Becket’s amicus brief, filed by attorneys Rassbach and Chris Pagliarella, argued that Ramirez’s requests are not unreasonable, and that Texas’ denial of his request is a violation of his First Amendment rights.

“The right of a condemned person to the comfort of clergy—and the corresponding right of clergy to comfort the condemned—are among the longest-standing and most well-recognized religious exercises known to civilization,” said Becket’s brief, filed on Sept. 7.

“And in multiple emergency-docket cases, this Court has spoken clearly on these rights in the modern death chamber: comfort of clergy is a religious exercise, and prohibiting it is subject to strict scrutiny,” they said.
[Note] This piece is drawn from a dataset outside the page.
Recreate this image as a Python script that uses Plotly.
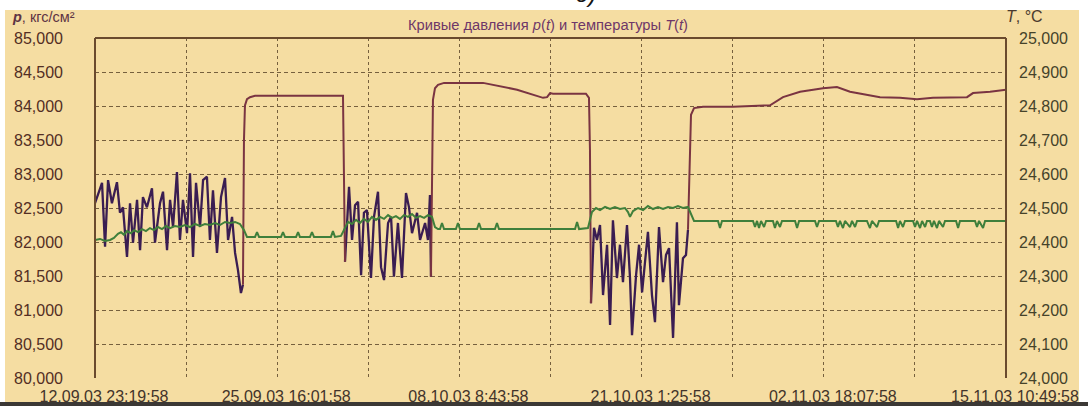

While Texas did not permit any spiritual advisors in the execution chamber for a two-year period from April 2019 until April 2021, it does now allow for personal religious ministers to accompany the inmate inside the chamber. However, they cannot pray aloud or make physical contact with the inmate.

​​The Archbishop of Washington, Cardinal Wilton Gregory, was asked on Wednesday about Ramirez’s request.
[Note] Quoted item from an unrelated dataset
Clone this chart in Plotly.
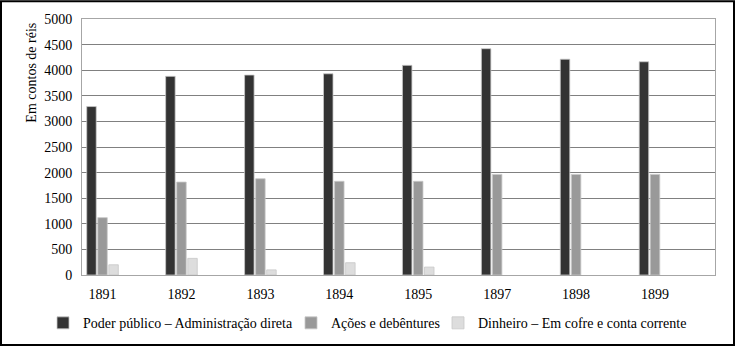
import plotly.graph_objects as go

years = ["1891", "1892", "1893", "1894", "1895", "1897", "1898", "1899"]
poder_publico = [3290, 3880, 3905, 3930, 4095, 4420, 4215, 4165]
acoes_debentures = [1120, 1815, 1880, 1830, 1830, 1965, 1965, 1965]
dinheiro = [200, 325, 100, 240, 155, None, None, None]

series_names = [
    "Poder público – Administração direta",
    "Ações e debêntures",
    "Dinheiro – Em cofre e conta corrente",
]
series_colors = ["#333333", "#999999", "#dddddd"]
y_ticks = list(range(0, 5001, 500))

FONT = "Liberation Serif"
FS = 14

W, H = 735, 351
L, R, T, B = 82, 20, 19, 72
pw, ph = W - L - R, H - T - B


def px_x(p):
    return (p - L) / pw


def px_y(p):
    return (H - B - p) / ph


legend_ids = ["legend", "legend2", "legend3"]
legend_px = [43, 291, 438]

fig = go.Figure()
for name, vals, col, lg in zip(series_names, [poder_publico, acoes_debentures, dinheiro],
                               series_colors, legend_ids):
    fig.add_trace(go.Bar(
        x=years, y=vals, name=name, legend=lg,
        marker=dict(color=col, line=dict(color="#c8c8c8", width=0.8)),
    ))

legend_common = dict(
    orientation="h", xanchor="left", yanchor="middle", y=px_y(328),
    font=dict(family=FONT, size=FS, color="#000000"),
    itemwidth=30, bgcolor="rgba(0,0,0,0)",
)

fig.update_layout(
    width=W, height=H,
    margin=dict(l=L, r=R, t=T, b=B),
    paper_bgcolor="white", plot_bgcolor="white",
    barmode="group", bargap=0.58, bargroupgap=0.14,
    font=dict(family=FONT, size=FS, color="#000000"),
    showlegend=True,
    legend=dict(x=px_x(legend_px[0]), **legend_common),
    legend2=dict(x=px_x(legend_px[1]), **legend_common),
    legend3=dict(x=px_x(legend_px[2]), **legend_common),
    xaxis=dict(
        type="category", range=[-0.26, 7.76],
        showgrid=False, showline=True, linecolor="#a6a6a6", linewidth=1, mirror=True,
        ticks="", ticklabelstandoff=6,
        tickfont=dict(family=FONT, size=FS, color="#000000"),
    ),
    yaxis=dict(
        range=[0, 5000], tickvals=y_ticks,
        showgrid=True, gridcolor="#808080", gridwidth=1, zeroline=False,
        showline=True, linecolor="#a6a6a6", linewidth=1, mirror=True,
        ticks="", ticklabelstandoff=6,
        tickfont=dict(family=FONT, size=FS, color="#000000"),
    ),
    annotations=[dict(
        text="Em contos de réis", textangle=-90,
        xref="paper", yref="paper", x=px_x(31.5), y=px_y(74),
        xanchor="center", yanchor="middle", showarrow=False,
        font=dict(family=FONT, size=FS, color="#000000"),
    )],
    shapes=[dict(
        type="rect", xref="paper", yref="paper",
        x0=px_x(1), x1=px_x(734), y0=px_y(350), y1=px_y(1),
        line=dict(color="black", width=2), fillcolor="rgba(0,0,0,0)", layer="above",
    )],
)

fig.write_html(
    "out.html",
    config={"displayModeBar": False},
    post_script="document.body.style.margin='0px';document.body.style.overflow='hidden';",
)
“Should he be allowed to meet his creator, having the support of a pastor? I say yes,” Gregory stated at a luncheon of the National Press Club.

While saying he did not know all the details of the case, Gregory added that “if this man wants to pray with his minister, and his minister pray with him, it might very well be a sign that there is some reconciliation, conversion, going on within him.”

The state had previously banned spiritual advisors from the chamber, following Patrick Murphy’s request for a Buddhist chaplain to join him at his execution in 2019. At the time, Texas only allowed state employees in the death chamber, and the state did not employ a Buddhist chaplain.

After re-admitting spiritual advisors to the death chamber in April, however, the Texas Department of Criminal Justice changed policy and “abruptly added a rule that would bar clergy from praying aloud,” says the Becket brief.

“By a letter dated August 19, it took the position not only that the chaplain would have a ‘No-Contact’ policy, but also a ‘No-Speaking’ policy—which Texas now explains as disallowing any ‘audible prayer’ with and for the condemned,” Becket said.

“Given that focus on history, and the long tradition of audible prayer by clergy at the moment of death, the scope of the constitutional right is clear—audible prayer should be allowed,” the attorneys explained.

Tradition that predates the founding of the United States upholds “respectful, nondisruptive—but audible—prayer at the time of executions,” said the brief. “Such expression was key to both the solace and spiritual help sought by the condemned and the guiding role the clergy sought to provide.”

The state of Texas said that audible prayer in the execution chamber would amount to “disruptive conduct.”

This argument, “fails on its face, and is particularly odd in light of evidence that prayer has been allowed in the execution chamber without incident in multiple jurisdictions, including the federal government and Texas itself in the past,” the Becket brief stated.

Ramirez’s attorneys filed a lawsuit on Aug.12 in federal district court, claiming that the state is violating his First Amendment rights in denying him the “direct, personal contact” of his pastor. The laying on of hands is a “a long-held and practiced tradition in Christianity in general and in the Protestant belief system Mr. Ramirez adheres to,” the complaint stated.

In the 2004 murder of Castro, Ramirez and two women attempted to rob Castro for money to buy drugs. Ramirez stabbed Castro 29 times. Castro had $1.25 on him, which the three took.

The women were arrested the night of Castro’s murder, and both were sent to prison in 2006. One of the women, Christina Chavez, was convicted of three counts of aggravated robbery and was sentenced to 25 years in jail. The other, Angela Rodriguez, was convicted of two counts of aggravated robbery and one count of murder. Rodriguez was sentenced to life in prison but will be eligible for parole in 2035.

Ramirez was arrested nearly four years later, in February 2008. He was found near Brownsville, Texas, near the border between the United States and Mexico.